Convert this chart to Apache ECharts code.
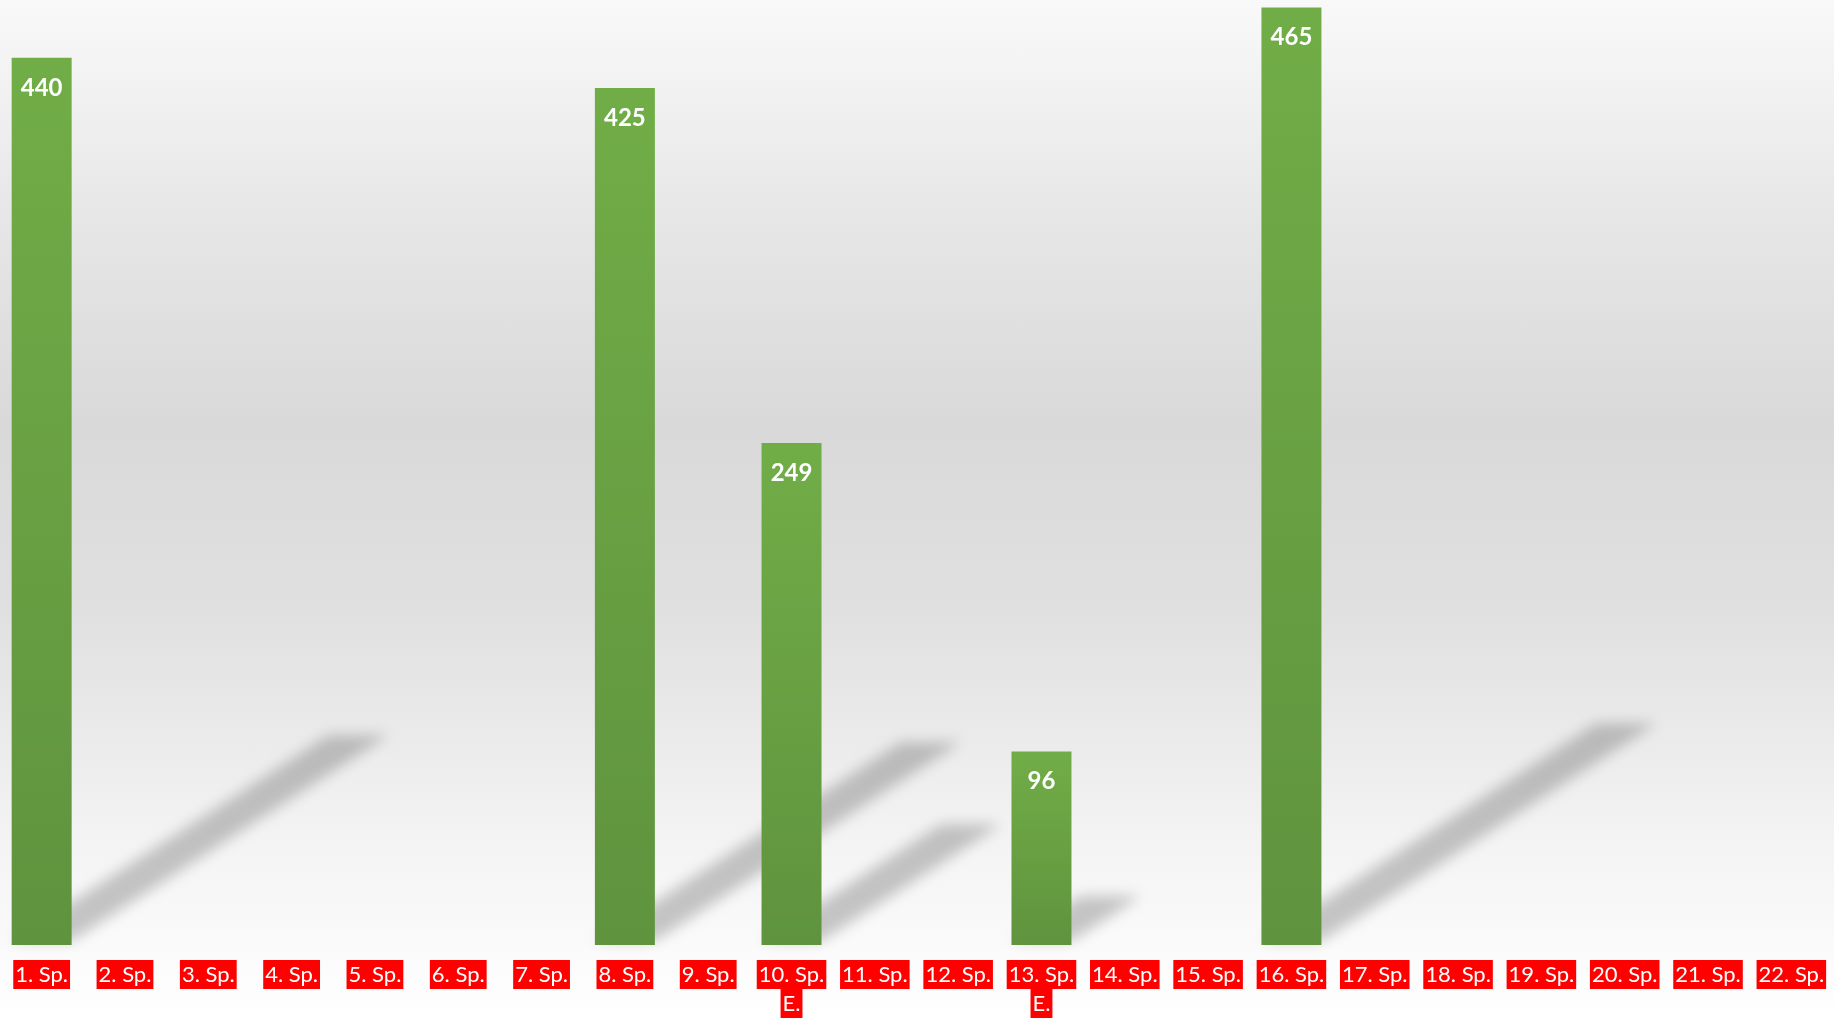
<!DOCTYPE html>
<html>
<head>
<meta charset="utf-8">
<script src="https://cdn.jsdelivr.net/npm/echarts@6/dist/echarts.min.js"></script>
<style>
html,body{margin:0;padding:0;width:100%;height:100%;overflow:hidden;}
#chart{width:1834px;height:1019px;background:linear-gradient(to bottom,#f9f9f9 0%,#e6e6e6 22%,#d9d9d9 42%,#e0e0e0 60%,#f3f3f3 82%,#ffffff 100%);}
</style>
</head>
<body>
<div id="chart"></div>
<script>
const categories = ["1. Sp.","2. Sp.","3. Sp.","4. Sp.","5. Sp.","6. Sp.","7. Sp.","8. Sp.","9. Sp.","10. Sp. E.","11. Sp.","12. Sp.","13. Sp. E.","14. Sp.","15. Sp.","16. Sp.","17. Sp.","18. Sp.","19. Sp.","20. Sp.","21. Sp.","22. Sp."];
const values = [440,null,null,null,null,null,null,425,null,249,null,null,96,null,null,465,null,null,null,null,null,null];

const shadowData = values.map((v,i)=>v==null?null:[i,v]).filter(d=>d);
const chart = echarts.init(document.getElementById('chart'), null, {renderer:'canvas'});
const OFF = 5000;
chart.setOption({
  backgroundColor:'transparent',
  animation:false,
  grid:{left:-1,right:1,top:0,bottom:74,containLabel:false},
  xAxis:{
    type:'category',
    data:categories,
    axisLine:{show:false},
    axisTick:{show:false},
    axisLabel:{
      interval:0,
      margin:15,
      formatter:function(v){
        const m = v.match(/^(\d+\. Sp\.)\s*(.*)$/);
        if(m && m[2]) return '{a|'+m[1]+'}\n{a|'+m[2]+'}';
        return '{a|'+v+'}';
      },
      rich:{a:{color:'#ffffff',backgroundColor:'#ff0000',fontFamily:'Lato',fontSize:22,lineHeight:29,height:29,padding:[0,2]}}
    }
  },
  yAxis:{type:'value',min:0,max:468.7,show:false,splitLine:{show:false}},
  series:[
    {
      type:'custom',
      clip:false,
      silent:true,
      z:1,
      data:shadowData,
      renderItem:function(params, api){
        const idx = api.value(0), v = api.value(1);
        const base = api.coord([idx,0]);
        const top = api.coord([idx,v]);
        const h = base[1]-top[1];
        const bw = api.size([1,0])[0]*0.72;
        const xL = base[0]-bw/2, xR = base[0]+bw/2;
        const dx = 0.357*h, dy = 0.232*h;
        const y0 = base[1]-4;
        return {
          type:'polygon',
          shape:{points:[[xL-OFF,y0],[xR-OFF,y0],[xR+dx-OFF,y0-dy],[xL+dx-OFF,y0-dy]]},
          style:{fill:'#000',shadowBlur:14,shadowColor:'rgba(0,0,0,0.21)',shadowOffsetX:OFF,shadowOffsetY:0}
        };
      }
    },
    {
      type:'bar',
      z:2,
      data:values,
      barWidth:'72%',
      itemStyle:{
        color:new echarts.graphic.LinearGradient(0,0,0,1,[{offset:0,color:'#71ad47'},{offset:1,color:'#5f933e'}])
      },
      label:{
        show:true,
        position:'insideTop',
        distance:18,
        color:'#ffffff',
        fontFamily:'Lato',
        fontWeight:'bold',
        fontSize:24
      }
    }
  ]
});
</script>
</body>
</html>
□ □ □
> [STATED EXERCISE]:
Without the pictures, retype the whole of the material above exactly.

> [THE COMPLETED TASK]:
Convert this chart to Apache ECharts code.
<!DOCTYPE html>
<html>
<head>
<meta charset="utf-8">
<script src="https://cdn.jsdelivr.net/npm/echarts@6/dist/echarts.min.js"></script>
<style>
html,body{margin:0;padding:0;width:100%;height:100%;overflow:hidden;}
#chart{width:1834px;height:1019px;background:linear-gradient(to bottom,#f9f9f9 0%,#e6e6e6 22%,#d9d9d9 42%,#e0e0e0 60%,#f3f3f3 82%,#ffffff 100%);}
</style>
</head>
<body>
<div id="chart"></div>
<script>
const categories = ["1. Sp.","2. Sp.","3. Sp.","4. Sp.","5. Sp.","6. Sp.","7. Sp.","8. Sp.","9. Sp.","10. Sp. E.","11. Sp.","12. Sp.","13. Sp. E.","14. Sp.","15. Sp.","16. Sp.","17. Sp.","18. Sp.","19. Sp.","20. Sp.","21. Sp.","22. Sp."];
const values = [440,null,null,null,null,null,null,425,null,249,null,null,96,null,null,465,null,null,null,null,null,null];

const shadowData = values.map((v,i)=>v==null?null:[i,v]).filter(d=>d);
const chart = echarts.init(document.getElementById('chart'), null, {renderer:'canvas'});
const OFF = 5000;
chart.setOption({
  backgroundColor:'transparent',
  animation:false,
  grid:{left:-1,right:1,top:0,bottom:74,containLabel:false},
  xAxis:{
    type:'category',
    data:categories,
    axisLine:{show:false},
    axisTick:{show:false},
    axisLabel:{
      interval:0,
      margin:15,
      formatter:function(v){
        const m = v.match(/^(\d+\. Sp\.)\s*(.*)$/);
        if(m && m[2]) return '{a|'+m[1]+'}\n{a|'+m[2]+'}';
        return '{a|'+v+'}';
      },
      rich:{a:{color:'#ffffff',backgroundColor:'#ff0000',fontFamily:'Lato',fontSize:22,lineHeight:29,height:29,padding:[0,2]}}
    }
  },
  yAxis:{type:'value',min:0,max:468.7,show:false,splitLine:{show:false}},
  series:[
    {
      type:'custom',
      clip:false,
      silent:true,
      z:1,
      data:shadowData,
      renderItem:function(params, api){
        const idx = api.value(0), v = api.value(1);
        const base = api.coord([idx,0]);
        const top = api.coord([idx,v]);
        const h = base[1]-top[1];
        const bw = api.size([1,0])[0]*0.72;
        const xL = base[0]-bw/2, xR = base[0]+bw/2;
        const dx = 0.357*h, dy = 0.232*h;
        const y0 = base[1]-4;
        return {
          type:'polygon',
          shape:{points:[[xL-OFF,y0],[xR-OFF,y0],[xR+dx-OFF,y0-dy],[xL+dx-OFF,y0-dy]]},
          style:{fill:'#000',shadowBlur:14,shadowColor:'rgba(0,0,0,0.21)',shadowOffsetX:OFF,shadowOffsetY:0}
        };
      }
    },
    {
      type:'bar',
      z:2,
      data:values,
      barWidth:'72%',
      itemStyle:{
        color:new echarts.graphic.LinearGradient(0,0,0,1,[{offset:0,color:'#71ad47'},{offset:1,color:'#5f933e'}])
      },
      label:{
        show:true,
        position:'insideTop',
        distance:18,
        color:'#ffffff',
        fontFamily:'Lato',
        fontWeight:'bold',
        fontSize:24
      }
    }
  ]
});
</script>
</body>
</html>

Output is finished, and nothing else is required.